The difference between pishing and birdcalling might seem slight, until you hear them in action. Pishing’s moniker is a fairly apt onomatopoeia. 

Psssssh, pssssh, pssssh,” Dunne obligingly calls down the phone from his New Jersey office. It’s a rapid sound, a bit high-pitched. To a layperson it sounds like a mix between a sprinkler going off and a tire leaking. Dunne describes the sound as “your Aunt Mabel calling her cat”. (You can see a video of Dunne demonstrating his pishing techniques here.)

Pishing is especially useful in wooded areas, where birds are hidden by vegetation, luring them to where birders can get an identifying glance. It’s a way of calling in “the professionals,” says Dunne—once a few birds arrive, their real calls could easily attract more birds than a human pish. Dunne also has an additional theory about why pishing is effective.
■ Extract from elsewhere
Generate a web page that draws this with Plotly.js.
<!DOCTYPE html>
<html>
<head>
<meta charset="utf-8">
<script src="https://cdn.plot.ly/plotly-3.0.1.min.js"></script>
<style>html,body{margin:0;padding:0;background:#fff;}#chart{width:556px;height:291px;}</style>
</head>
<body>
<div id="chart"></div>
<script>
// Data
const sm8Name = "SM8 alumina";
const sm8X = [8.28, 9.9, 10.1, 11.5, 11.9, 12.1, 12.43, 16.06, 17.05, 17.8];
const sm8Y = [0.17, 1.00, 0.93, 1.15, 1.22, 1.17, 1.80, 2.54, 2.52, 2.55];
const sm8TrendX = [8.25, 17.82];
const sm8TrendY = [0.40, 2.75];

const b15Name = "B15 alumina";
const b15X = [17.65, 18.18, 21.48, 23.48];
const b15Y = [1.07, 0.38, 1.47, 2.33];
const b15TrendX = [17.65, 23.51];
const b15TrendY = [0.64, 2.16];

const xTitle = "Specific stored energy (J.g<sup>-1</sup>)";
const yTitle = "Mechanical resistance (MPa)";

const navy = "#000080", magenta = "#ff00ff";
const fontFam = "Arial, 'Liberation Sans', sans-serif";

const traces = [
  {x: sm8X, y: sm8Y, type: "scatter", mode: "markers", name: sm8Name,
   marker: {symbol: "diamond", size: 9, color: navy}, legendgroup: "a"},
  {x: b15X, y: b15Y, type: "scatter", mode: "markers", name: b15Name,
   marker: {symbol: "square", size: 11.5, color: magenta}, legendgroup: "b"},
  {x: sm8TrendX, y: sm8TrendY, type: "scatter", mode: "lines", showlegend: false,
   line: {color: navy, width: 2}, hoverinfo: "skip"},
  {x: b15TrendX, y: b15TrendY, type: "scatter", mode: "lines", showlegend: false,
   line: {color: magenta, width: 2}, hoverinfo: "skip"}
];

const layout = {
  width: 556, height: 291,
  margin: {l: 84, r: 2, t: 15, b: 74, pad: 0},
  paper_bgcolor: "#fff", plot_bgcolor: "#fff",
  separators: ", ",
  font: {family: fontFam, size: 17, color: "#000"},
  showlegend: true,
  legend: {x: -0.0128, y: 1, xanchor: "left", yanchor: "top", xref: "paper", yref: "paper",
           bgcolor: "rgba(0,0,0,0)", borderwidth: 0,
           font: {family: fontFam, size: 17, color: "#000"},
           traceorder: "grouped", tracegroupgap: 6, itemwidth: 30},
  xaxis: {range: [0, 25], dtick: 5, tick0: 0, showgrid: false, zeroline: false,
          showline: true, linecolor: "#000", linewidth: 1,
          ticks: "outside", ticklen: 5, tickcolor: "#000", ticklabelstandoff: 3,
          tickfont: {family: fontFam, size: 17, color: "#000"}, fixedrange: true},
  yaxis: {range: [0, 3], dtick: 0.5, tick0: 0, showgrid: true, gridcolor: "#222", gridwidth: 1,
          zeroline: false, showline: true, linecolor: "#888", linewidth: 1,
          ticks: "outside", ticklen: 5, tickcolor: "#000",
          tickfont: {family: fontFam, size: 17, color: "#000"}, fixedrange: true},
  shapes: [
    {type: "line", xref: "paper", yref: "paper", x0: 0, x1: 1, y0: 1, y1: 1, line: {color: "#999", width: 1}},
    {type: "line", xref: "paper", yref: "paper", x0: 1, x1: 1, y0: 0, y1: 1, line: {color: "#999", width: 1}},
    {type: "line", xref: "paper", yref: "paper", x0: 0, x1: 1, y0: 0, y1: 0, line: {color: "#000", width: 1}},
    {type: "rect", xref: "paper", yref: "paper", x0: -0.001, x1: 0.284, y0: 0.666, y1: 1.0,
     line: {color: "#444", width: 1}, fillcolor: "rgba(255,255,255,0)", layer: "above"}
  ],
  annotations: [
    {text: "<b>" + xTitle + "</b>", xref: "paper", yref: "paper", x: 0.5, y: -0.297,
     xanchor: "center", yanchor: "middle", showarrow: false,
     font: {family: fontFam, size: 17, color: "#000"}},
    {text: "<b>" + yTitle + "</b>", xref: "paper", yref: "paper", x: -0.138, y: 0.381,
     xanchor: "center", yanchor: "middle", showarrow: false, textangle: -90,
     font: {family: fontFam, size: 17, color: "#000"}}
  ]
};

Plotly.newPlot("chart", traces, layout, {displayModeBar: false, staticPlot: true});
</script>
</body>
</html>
The 151-acre wildlife sanctuary owned by the New Jersey Audubon Society, to which Pete Dunn is a birding ambassador. (Photo: Nicholas A. Tonelli/flickr)
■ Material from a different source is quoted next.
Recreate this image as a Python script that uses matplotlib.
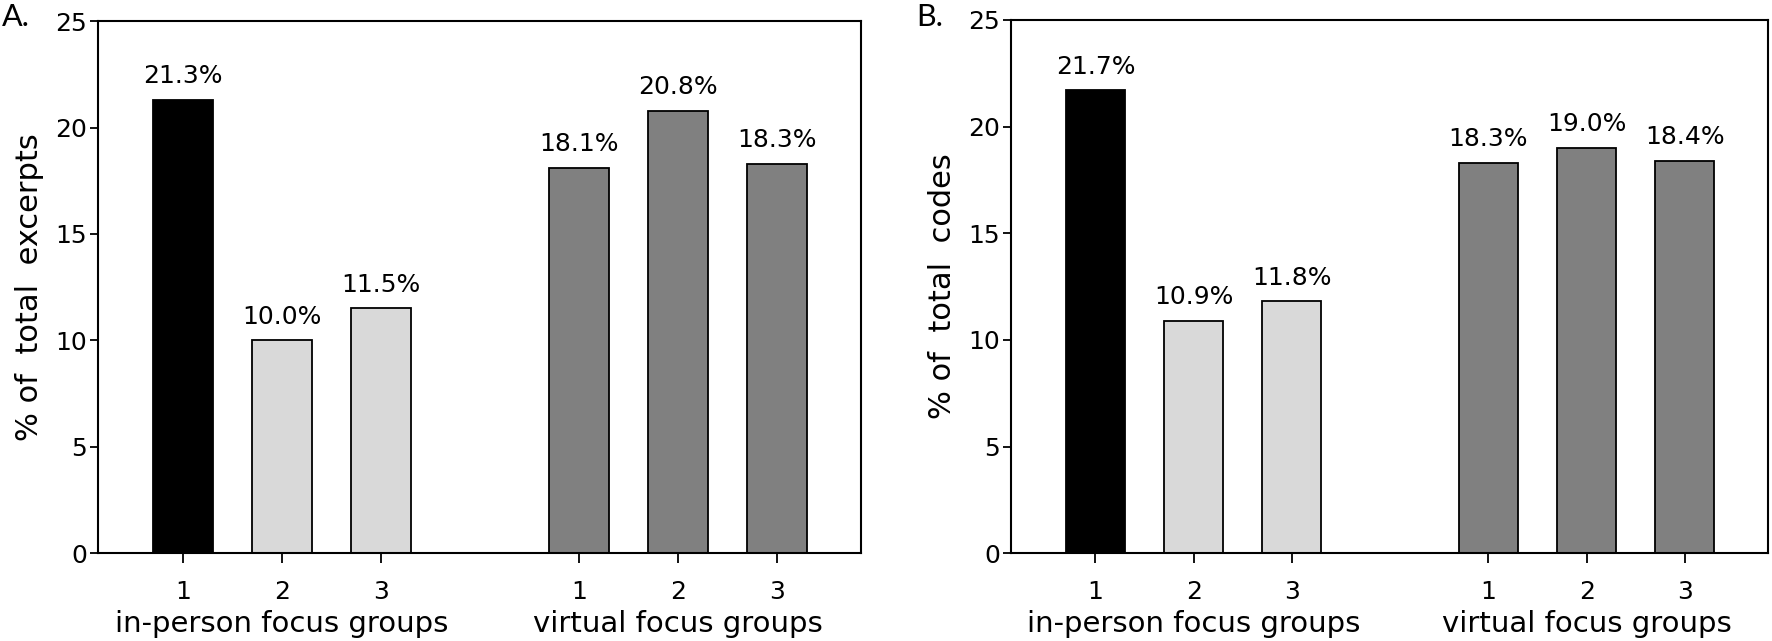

“Personally I think it’s probably pretty boring be a bird,” he says. “You wake up in the morning and you’re hungry, so you eat. Okay, so that kills a couple of hours. And maybe you rearrange your feathers for a while and then you’ve got nothing to do all day unless it’s breeding season except try not to get eaten. And then suddenly there you are listening to some harangue going on not far away and you wonder what’s going down in the neighborhood, so you go to investigate.”

It’s an impulse humans can relate to, says Dunne. 

“We’re sitting at home, watching reruns of “I Dream of Jeannie” on TV and you suddenly hear your neighbors going at it across the fence; you go to the window you look out and see what’s going on.”

Wildlife at High Island, Texas, where pishing is discouraged so as to not disturb migratory birds. (Photo: Bill Staney/flickr

Pishing is a known practice in the birding community—you can find tutorials on YouTube and even the Cornell Lab of Ornithology recommends pishing for attracting warblers. But there are many birders who aren’t in the know or need an assist with technique, which has transformed Dunne into a pishing evangelist. Dunne teaches classes in pishing that sometimes attract up to 100 people, and has also written a guide called The Art of Pishing that comes with a CD of his calls. He isn’t sure what the origins of pishing are, but he learned the craft when he was 25 from his birding mentor, who was capable of bringing birds within arms length. Dunne says he, too, can achieve this.

There are other calls that Dunne mixes in with the typical “pish”. There’s a descending stutter that appeals to some species and sounds like “Schoo-schoo-schoo!”. Imitating a hawk or an owl screech—“Pheeoo-pheeoo-pheeoo—will also draw out scolding songbirds. “That seems to get birds really jazzed up,” says Dunne. He occasionally combines pishing with more unconventional methods, such as draping a rubber snake over a branch, around which birds will gather. “I don’t habitually carry a rubber snake in my pocket,” he says. “I just use it on occasion.”

He has also found that his calls sometimes attract other animals. Upon hearing a starling emit a squeal as it was carried off by a cooper’s hawk, he decided to imitate the call and see what happened. Birds came, but also, bobcats, coyotes and, once, a weasel that ran up his leg.

Two titmice on a branch. (Photo: Mike’s Birds/flickr)

In some ways, being able to summon birds at will is a superpower and like any great power, pishing comes with great responsibility. 

Once you’ve gotten your identifying look, curtail the calls. Don’t pish when birds should be foraging and feeding or when you know there are predators around that might capture them, or during breeding season. Some places, such as High Island, Texas, post signs discouraging pishing, so that exhausted migratory birds aren’t disturbed by people making a ruckus. This is a policy that Dunne absolutely respects. There’s also an etiquette about it—if there are other birders around, Dunne asks permission before pishing.

“One of the reasons I go birding, frankly, is to enjoy the ambiance,” says Dunne. “And a bunch of people all wheezing and ssshing like perforated steam pipes doesn’t add to the ambiance.”